**Stated problem:** Write out the whole listing again, exactly as given.

**Dataset section:**
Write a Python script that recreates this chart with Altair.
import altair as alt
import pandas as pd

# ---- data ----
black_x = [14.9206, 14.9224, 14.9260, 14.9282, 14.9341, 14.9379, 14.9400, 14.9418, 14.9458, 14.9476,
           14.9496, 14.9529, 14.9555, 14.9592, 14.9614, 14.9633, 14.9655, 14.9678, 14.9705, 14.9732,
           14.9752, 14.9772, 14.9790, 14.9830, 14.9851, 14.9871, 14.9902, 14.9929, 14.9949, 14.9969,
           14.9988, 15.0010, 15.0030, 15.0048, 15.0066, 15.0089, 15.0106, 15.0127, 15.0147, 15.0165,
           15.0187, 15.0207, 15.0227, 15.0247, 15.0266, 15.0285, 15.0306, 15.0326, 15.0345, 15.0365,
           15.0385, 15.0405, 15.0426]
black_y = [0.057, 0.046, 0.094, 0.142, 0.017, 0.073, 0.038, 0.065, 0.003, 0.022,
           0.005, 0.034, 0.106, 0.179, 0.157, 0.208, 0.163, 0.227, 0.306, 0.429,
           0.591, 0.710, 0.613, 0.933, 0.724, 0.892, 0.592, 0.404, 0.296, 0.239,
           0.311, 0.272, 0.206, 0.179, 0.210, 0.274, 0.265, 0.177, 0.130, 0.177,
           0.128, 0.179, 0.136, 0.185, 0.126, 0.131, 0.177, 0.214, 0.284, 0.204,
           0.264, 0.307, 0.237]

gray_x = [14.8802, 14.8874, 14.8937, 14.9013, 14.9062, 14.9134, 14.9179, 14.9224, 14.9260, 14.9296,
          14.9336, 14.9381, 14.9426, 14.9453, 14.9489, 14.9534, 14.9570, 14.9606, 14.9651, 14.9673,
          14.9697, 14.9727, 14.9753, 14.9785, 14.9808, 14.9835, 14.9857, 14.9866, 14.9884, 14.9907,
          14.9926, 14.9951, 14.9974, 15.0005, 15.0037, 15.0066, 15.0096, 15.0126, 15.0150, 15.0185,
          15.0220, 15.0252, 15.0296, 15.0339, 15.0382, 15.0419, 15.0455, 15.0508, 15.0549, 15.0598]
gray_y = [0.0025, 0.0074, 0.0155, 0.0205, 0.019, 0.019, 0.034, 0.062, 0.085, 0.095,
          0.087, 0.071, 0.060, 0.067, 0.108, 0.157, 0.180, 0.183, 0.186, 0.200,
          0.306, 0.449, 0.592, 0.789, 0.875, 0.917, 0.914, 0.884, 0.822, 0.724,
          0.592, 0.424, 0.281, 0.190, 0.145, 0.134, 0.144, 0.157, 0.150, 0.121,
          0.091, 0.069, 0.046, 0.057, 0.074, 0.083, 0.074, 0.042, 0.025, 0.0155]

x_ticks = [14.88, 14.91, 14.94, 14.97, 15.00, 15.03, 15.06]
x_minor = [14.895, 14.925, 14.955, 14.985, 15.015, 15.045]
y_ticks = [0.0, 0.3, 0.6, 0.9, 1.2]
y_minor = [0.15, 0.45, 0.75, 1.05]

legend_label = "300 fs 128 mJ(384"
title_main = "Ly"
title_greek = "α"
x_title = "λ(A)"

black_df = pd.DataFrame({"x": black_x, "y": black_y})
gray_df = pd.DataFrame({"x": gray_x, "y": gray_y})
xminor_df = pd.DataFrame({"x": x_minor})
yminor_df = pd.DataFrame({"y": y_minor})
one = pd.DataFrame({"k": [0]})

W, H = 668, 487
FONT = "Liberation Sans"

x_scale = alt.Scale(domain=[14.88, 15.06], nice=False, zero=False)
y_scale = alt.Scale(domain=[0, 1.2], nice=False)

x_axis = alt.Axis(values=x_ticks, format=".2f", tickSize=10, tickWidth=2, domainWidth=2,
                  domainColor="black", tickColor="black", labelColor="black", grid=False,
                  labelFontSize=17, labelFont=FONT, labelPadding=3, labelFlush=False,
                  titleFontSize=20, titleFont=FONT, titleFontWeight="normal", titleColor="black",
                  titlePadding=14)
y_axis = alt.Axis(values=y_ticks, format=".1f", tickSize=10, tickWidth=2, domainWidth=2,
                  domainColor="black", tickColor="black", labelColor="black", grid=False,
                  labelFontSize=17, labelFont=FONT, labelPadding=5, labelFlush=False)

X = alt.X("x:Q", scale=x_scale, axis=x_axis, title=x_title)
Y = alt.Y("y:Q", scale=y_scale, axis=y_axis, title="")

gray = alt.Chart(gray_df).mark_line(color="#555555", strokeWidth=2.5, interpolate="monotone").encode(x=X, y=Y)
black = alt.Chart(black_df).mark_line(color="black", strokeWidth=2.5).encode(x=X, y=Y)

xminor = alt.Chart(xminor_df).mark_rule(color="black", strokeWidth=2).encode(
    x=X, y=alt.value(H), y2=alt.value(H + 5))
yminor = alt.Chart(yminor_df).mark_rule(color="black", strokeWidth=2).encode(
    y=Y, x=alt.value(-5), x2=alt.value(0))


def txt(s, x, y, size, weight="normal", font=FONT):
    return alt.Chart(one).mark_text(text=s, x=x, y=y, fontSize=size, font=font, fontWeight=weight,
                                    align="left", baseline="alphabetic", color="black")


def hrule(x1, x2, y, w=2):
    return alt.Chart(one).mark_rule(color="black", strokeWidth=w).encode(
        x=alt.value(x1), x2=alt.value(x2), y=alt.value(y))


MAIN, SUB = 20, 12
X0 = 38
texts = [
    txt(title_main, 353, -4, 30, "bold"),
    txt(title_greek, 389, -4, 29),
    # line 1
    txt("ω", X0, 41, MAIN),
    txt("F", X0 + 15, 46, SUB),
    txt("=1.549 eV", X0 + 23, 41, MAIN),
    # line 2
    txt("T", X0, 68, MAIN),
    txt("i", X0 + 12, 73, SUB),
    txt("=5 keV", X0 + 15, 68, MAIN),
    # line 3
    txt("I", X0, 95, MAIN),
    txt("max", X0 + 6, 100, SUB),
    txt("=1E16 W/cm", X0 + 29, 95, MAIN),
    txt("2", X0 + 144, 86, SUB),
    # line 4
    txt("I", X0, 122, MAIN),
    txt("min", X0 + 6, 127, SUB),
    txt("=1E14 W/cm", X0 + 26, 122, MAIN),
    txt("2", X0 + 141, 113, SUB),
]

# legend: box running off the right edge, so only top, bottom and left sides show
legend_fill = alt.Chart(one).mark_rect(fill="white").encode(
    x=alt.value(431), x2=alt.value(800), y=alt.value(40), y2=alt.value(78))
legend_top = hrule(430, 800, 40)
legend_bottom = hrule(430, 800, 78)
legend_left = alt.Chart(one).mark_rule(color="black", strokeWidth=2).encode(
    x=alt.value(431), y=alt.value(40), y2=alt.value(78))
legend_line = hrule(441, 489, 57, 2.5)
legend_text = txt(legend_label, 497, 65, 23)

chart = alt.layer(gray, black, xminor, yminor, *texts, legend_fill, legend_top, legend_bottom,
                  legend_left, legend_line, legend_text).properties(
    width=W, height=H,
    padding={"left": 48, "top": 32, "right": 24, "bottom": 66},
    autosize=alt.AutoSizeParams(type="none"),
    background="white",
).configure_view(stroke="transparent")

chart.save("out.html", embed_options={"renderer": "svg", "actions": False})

**Exercise output:**
Write a Python script that recreates this chart with Altair.
import altair as alt
import pandas as pd

# ---- data ----
black_x = [14.9206, 14.9224, 14.9260, 14.9282, 14.9341, 14.9379, 14.9400, 14.9418, 14.9458, 14.9476,
           14.9496, 14.9529, 14.9555, 14.9592, 14.9614, 14.9633, 14.9655, 14.9678, 14.9705, 14.9732,
           14.9752, 14.9772, 14.9790, 14.9830, 14.9851, 14.9871, 14.9902, 14.9929, 14.9949, 14.9969,
           14.9988, 15.0010, 15.0030, 15.0048, 15.0066, 15.0089, 15.0106, 15.0127, 15.0147, 15.0165,
           15.0187, 15.0207, 15.0227, 15.0247, 15.0266, 15.0285, 15.0306, 15.0326, 15.0345, 15.0365,
           15.0385, 15.0405, 15.0426]
black_y = [0.057, 0.046, 0.094, 0.142, 0.017, 0.073, 0.038, 0.065, 0.003, 0.022,
           0.005, 0.034, 0.106, 0.179, 0.157, 0.208, 0.163, 0.227, 0.306, 0.429,
           0.591, 0.710, 0.613, 0.933, 0.724, 0.892, 0.592, 0.404, 0.296, 0.239,
           0.311, 0.272, 0.206, 0.179, 0.210, 0.274, 0.265, 0.177, 0.130, 0.177,
           0.128, 0.179, 0.136, 0.185, 0.126, 0.131, 0.177, 0.214, 0.284, 0.204,
           0.264, 0.307, 0.237]

gray_x = [14.8802, 14.8874, 14.8937, 14.9013, 14.9062, 14.9134, 14.9179, 14.9224, 14.9260, 14.9296,
          14.9336, 14.9381, 14.9426, 14.9453, 14.9489, 14.9534, 14.9570, 14.9606, 14.9651, 14.9673,
          14.9697, 14.9727, 14.9753, 14.9785, 14.9808, 14.9835, 14.9857, 14.9866, 14.9884, 14.9907,
          14.9926, 14.9951, 14.9974, 15.0005, 15.0037, 15.0066, 15.0096, 15.0126, 15.0150, 15.0185,
          15.0220, 15.0252, 15.0296, 15.0339, 15.0382, 15.0419, 15.0455, 15.0508, 15.0549, 15.0598]
gray_y = [0.0025, 0.0074, 0.0155, 0.0205, 0.019, 0.019, 0.034, 0.062, 0.085, 0.095,
          0.087, 0.071, 0.060, 0.067, 0.108, 0.157, 0.180, 0.183, 0.186, 0.200,
          0.306, 0.449, 0.592, 0.789, 0.875, 0.917, 0.914, 0.884, 0.822, 0.724,
          0.592, 0.424, 0.281, 0.190, 0.145, 0.134, 0.144, 0.157, 0.150, 0.121,
          0.091, 0.069, 0.046, 0.057, 0.074, 0.083, 0.074, 0.042, 0.025, 0.0155]

x_ticks = [14.88, 14.91, 14.94, 14.97, 15.00, 15.03, 15.06]
x_minor = [14.895, 14.925, 14.955, 14.985, 15.015, 15.045]
y_ticks = [0.0, 0.3, 0.6, 0.9, 1.2]
y_minor = [0.15, 0.45, 0.75, 1.05]

legend_label = "300 fs 128 mJ(384"
title_main = "Ly"
title_greek = "α"
x_title = "λ(A)"

black_df = pd.DataFrame({"x": black_x, "y": black_y})
gray_df = pd.DataFrame({"x": gray_x, "y": gray_y})
xminor_df = pd.DataFrame({"x": x_minor})
yminor_df = pd.DataFrame({"y": y_minor})
one = pd.DataFrame({"k": [0]})

W, H = 668, 487
FONT = "Liberation Sans"

x_scale = alt.Scale(domain=[14.88, 15.06], nice=False, zero=False)
y_scale = alt.Scale(domain=[0, 1.2], nice=False)

x_axis = alt.Axis(values=x_ticks, format=".2f", tickSize=10, tickWidth=2, domainWidth=2,
                  domainColor="black", tickColor="black", labelColor="black", grid=False,
                  labelFontSize=17, labelFont=FONT, labelPadding=3, labelFlush=False,
                  titleFontSize=20, titleFont=FONT, titleFontWeight="normal", titleColor="black",
                  titlePadding=14)
y_axis = alt.Axis(values=y_ticks, format=".1f", tickSize=10, tickWidth=2, domainWidth=2,
                  domainColor="black", tickColor="black", labelColor="black", grid=False,
                  labelFontSize=17, labelFont=FONT, labelPadding=5, labelFlush=False)

X = alt.X("x:Q", scale=x_scale, axis=x_axis, title=x_title)
Y = alt.Y("y:Q", scale=y_scale, axis=y_axis, title="")

gray = alt.Chart(gray_df).mark_line(color="#555555", strokeWidth=2.5, interpolate="monotone").encode(x=X, y=Y)
black = alt.Chart(black_df).mark_line(color="black", strokeWidth=2.5).encode(x=X, y=Y)

xminor = alt.Chart(xminor_df).mark_rule(color="black", strokeWidth=2).encode(
    x=X, y=alt.value(H), y2=alt.value(H + 5))
yminor = alt.Chart(yminor_df).mark_rule(color="black", strokeWidth=2).encode(
    y=Y, x=alt.value(-5), x2=alt.value(0))


def txt(s, x, y, size, weight="normal", font=FONT):
    return alt.Chart(one).mark_text(text=s, x=x, y=y, fontSize=size, font=font, fontWeight=weight,
                                    align="left", baseline="alphabetic", color="black")


def hrule(x1, x2, y, w=2):
    return alt.Chart(one).mark_rule(color="black", strokeWidth=w).encode(
        x=alt.value(x1), x2=alt.value(x2), y=alt.value(y))


MAIN, SUB = 20, 12
X0 = 38
texts = [
    txt(title_main, 353, -4, 30, "bold"),
    txt(title_greek, 389, -4, 29),
    # line 1
    txt("ω", X0, 41, MAIN),
    txt("F", X0 + 15, 46, SUB),
    txt("=1.549 eV", X0 + 23, 41, MAIN),
    # line 2
    txt("T", X0, 68, MAIN),
    txt("i", X0 + 12, 73, SUB),
    txt("=5 keV", X0 + 15, 68, MAIN),
    # line 3
    txt("I", X0, 95, MAIN),
    txt("max", X0 + 6, 100, SUB),
    txt("=1E16 W/cm", X0 + 29, 95, MAIN),
    txt("2", X0 + 144, 86, SUB),
    # line 4
    txt("I", X0, 122, MAIN),
    txt("min", X0 + 6, 127, SUB),
    txt("=1E14 W/cm", X0 + 26, 122, MAIN),
    txt("2", X0 + 141, 113, SUB),
]

# legend: box running off the right edge, so only top, bottom and left sides show
legend_fill = alt.Chart(one).mark_rect(fill="white").encode(
    x=alt.value(431), x2=alt.value(800), y=alt.value(40), y2=alt.value(78))
legend_top = hrule(430, 800, 40)
legend_bottom = hrule(430, 800, 78)
legend_left = alt.Chart(one).mark_rule(color="black", strokeWidth=2).encode(
    x=alt.value(431), y=alt.value(40), y2=alt.value(78))
legend_line = hrule(441, 489, 57, 2.5)
legend_text = txt(legend_label, 497, 65, 23)

chart = alt.layer(gray, black, xminor, yminor, *texts, legend_fill, legend_top, legend_bottom,
                  legend_left, legend_line, legend_text).properties(
    width=W, height=H,
    padding={"left": 48, "top": 32, "right": 24, "bottom": 66},
    autosize=alt.AutoSizeParams(type="none"),
    background="white",
).configure_view(stroke="transparent")

chart.save("out.html", embed_options={"renderer": "svg", "actions": False})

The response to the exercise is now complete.